Nul problème créé par l’homme n’est sans issue lorsque les humains mettent en commun leurs efforts sincères pour le résoudre. Aucune paix n’est impossible lorsque les gens sont déterminés à l’atteindre.
La paix nécessite que le peuple d’Israël et le peuple de Palestine reconnaissent l’être humain qui est en eux et se reconnaissent les uns les autres afin de comprendre leur interdépendance.
Les missiles, les bombes et les invectives brutales ne sont pas la solution. Il n’y a pas de solution militaire.
La solution viendra plus probablement des outils non violents que nous avons développés en Afrique du Sud dans les années 80 afin de persuader le gouvernement sud africain de la nécessité de changer sa politique.
La raison pour laquelle ces outils - boycott, sanctions et retraits des investissements - se sont finalement avérés efficaces, est qu’ils bénéficiaient d’une masse critique de soutien, aussi bien à l’intérieur qu’à l’extérieur du pays. Le même type de soutien envers la Palestine dont nous avons été témoins de par le monde durant ces dernières semaines. (...)
À la fin, le bien triomphera.

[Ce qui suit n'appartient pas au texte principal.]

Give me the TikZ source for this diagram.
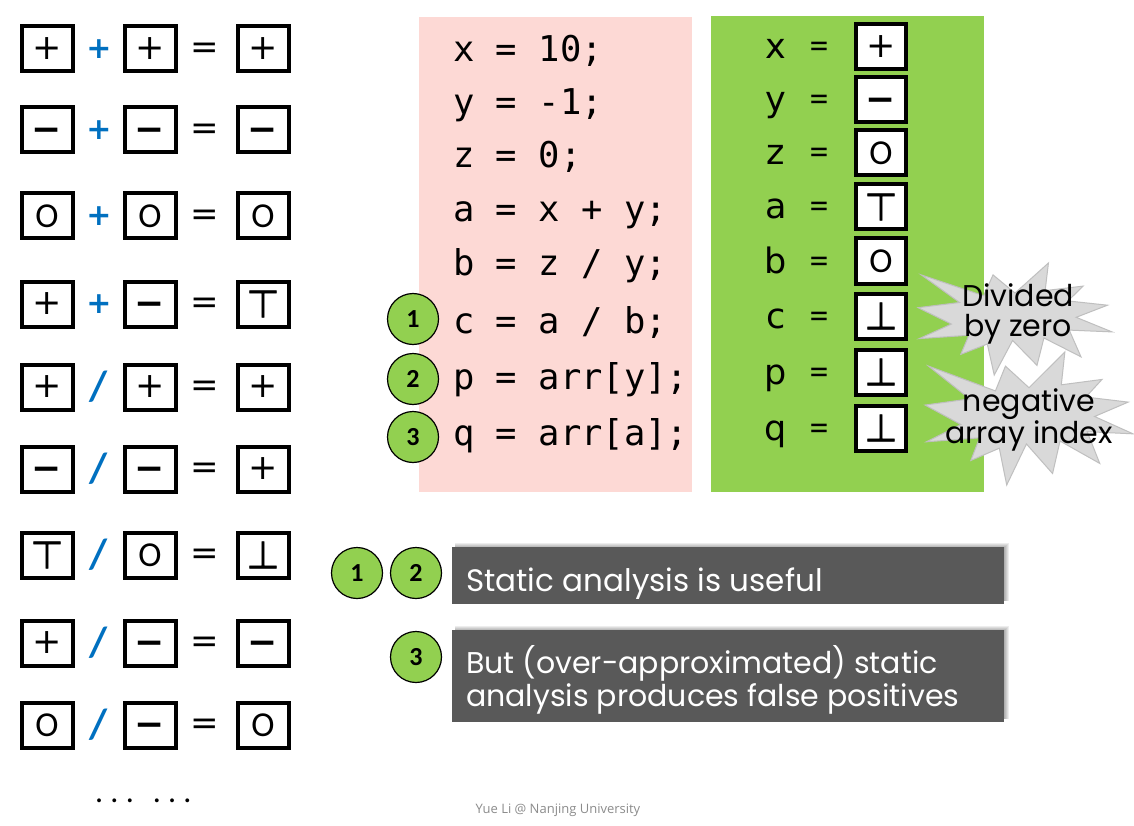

Chercher à libérer le peuple de Palestine des humiliations et des persécutions que lui inflige la politique d’Israël est une cause noble et juste. C’est une cause que le peuple d’Israël se doit de soutenir.
Nelson Mandela a dit que les Sud Africains ne se sentiraient pas complètement libres tant que les Palestiniens ne seraient pas libres.
Il aurait pu ajouter que la libération de la Palestine serait également la libération d’Israël.